++++ THE RECORDS ++++

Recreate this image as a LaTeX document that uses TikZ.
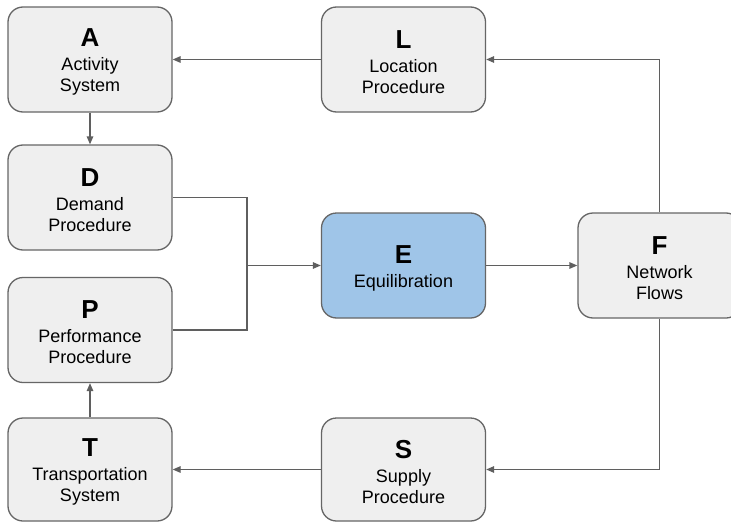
\documentclass[tikz,border=0pt]{standalone}
\usepackage{fontspec}
\setmainfont{Liberation Sans}
\usetikzlibrary{arrows.meta}
\definecolor{boxgray}{HTML}{EFEFEF}
\definecolor{bordergray}{HTML}{666666}
\definecolor{linegray}{HTML}{5F5F5F}
\definecolor{eblue}{HTML}{9FC5E8}
\newcommand{\lett}[1]{{\fontsize{26}{26}\selectfont\bfseries\rule{0pt}{23pt}#1}}
\begin{document}
\begin{tikzpicture}[x=1pt,y=-1pt,
  box/.style={draw=bordergray, line width=1.3pt, fill=boxgray, rounded corners=15pt,
    minimum width=164pt, minimum height=105pt, inner sep=0pt, align=center,
    font=\fontsize{18}{21}\selectfont},
  conn/.style={draw=linegray, line width=1.3pt, -{Triangle[length=8pt,width=6.5pt]}},
  plain/.style={draw=linegray, line width=1.3pt}]
\clip (0,0) rectangle (731,522);
\fill[white] (0,0) rectangle (731,522);
\node[box] (A) at (90,59.5) {\lett{A}\\[3pt]Activity\\System};
\node[box] (L) at (403.5,59.5) {\lett{L}\\[3pt]Location\\Procedure};
\node[box] (D) at (90,197.5) {\lett{D}\\[3pt]Demand\\Procedure};
\node[box] (P) at (90,330) {\lett{P}\\[3pt]Performance\\Procedure};
\node[box, fill=eblue] (E) at (403.5,265.5) {\lett{E}\\[3pt]Equilibration};
\node[box, minimum width=163pt] (F) at (659.5,265.5) {\lett{F}\\[3pt]Network\\Flows};
\node[box, minimum height=103pt] (T) at (90,469.5) {\lett{T}\\[3pt]Transportation\\System};
\node[box, minimum height=103pt] (S) at (403.5,469.5) {\lett{S}\\[3pt]Supply\\Procedure};
\coordinate (J) at (247,265.5);
\draw[conn] (L.west) -- (A.east);
\draw[conn] (A.south) -- (D.north);
\draw[plain] (D.east) -| (J);
\draw[plain] (P.east) -| (J);
\draw[conn] (J) -- (E.west);
\draw[conn] (E.east) -- (F.west);
\draw[conn] (F.north) |- (L.east);
\draw[conn] (F.south) |- (S.east);
\draw[conn] (S.west) -- (T.east);
\draw[conn] (T.north) -- (P.south);
\end{tikzpicture}
\end{document}
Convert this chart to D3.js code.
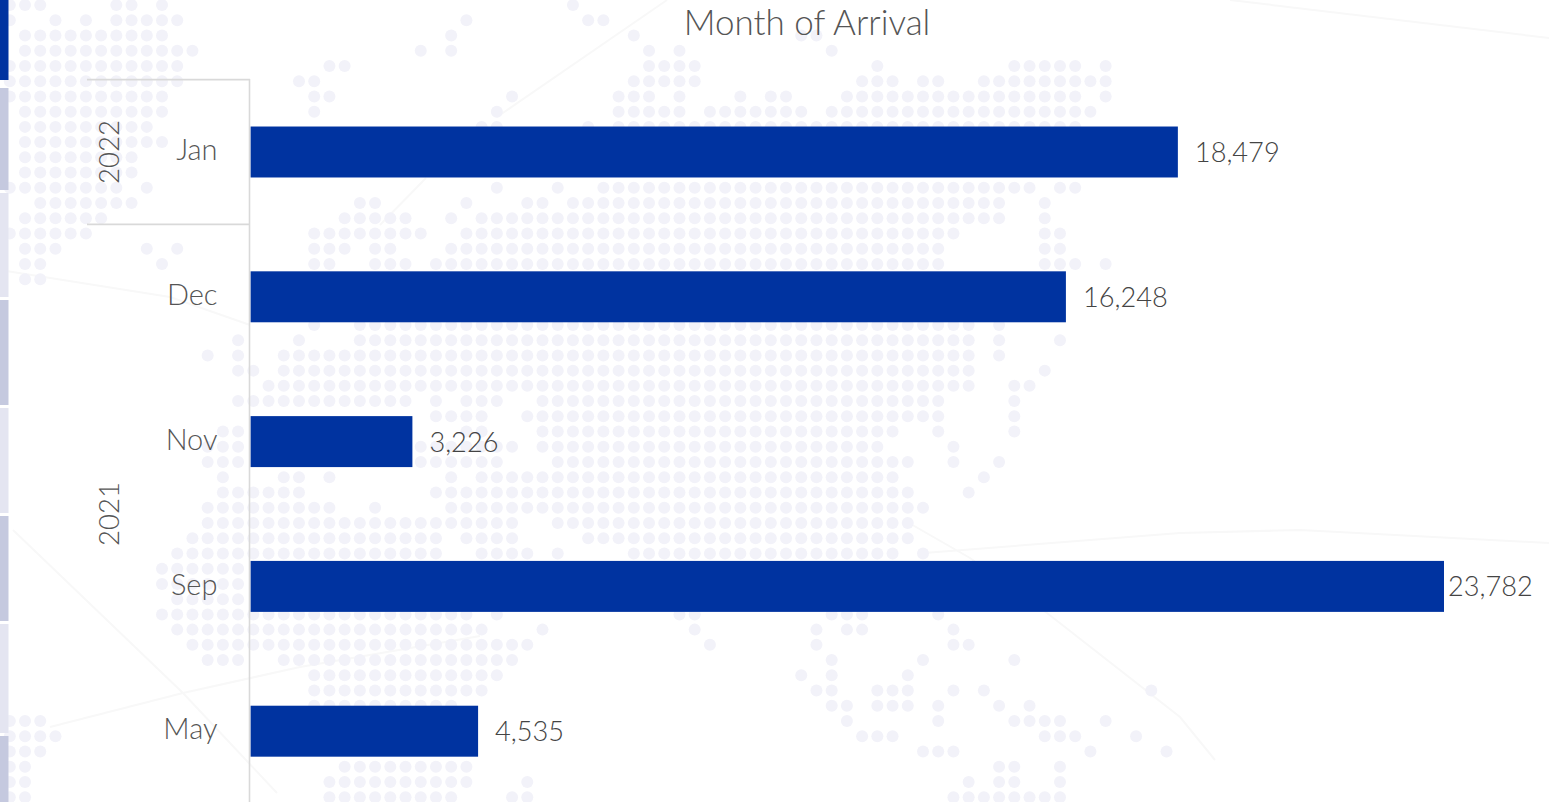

++++

WHAT THE TASK ASKS — Collect the lines of the records that include the string "this".

RESULT —
Recreate this image as a LaTeX document that uses TikZ.
Convert this chart to D3.js code.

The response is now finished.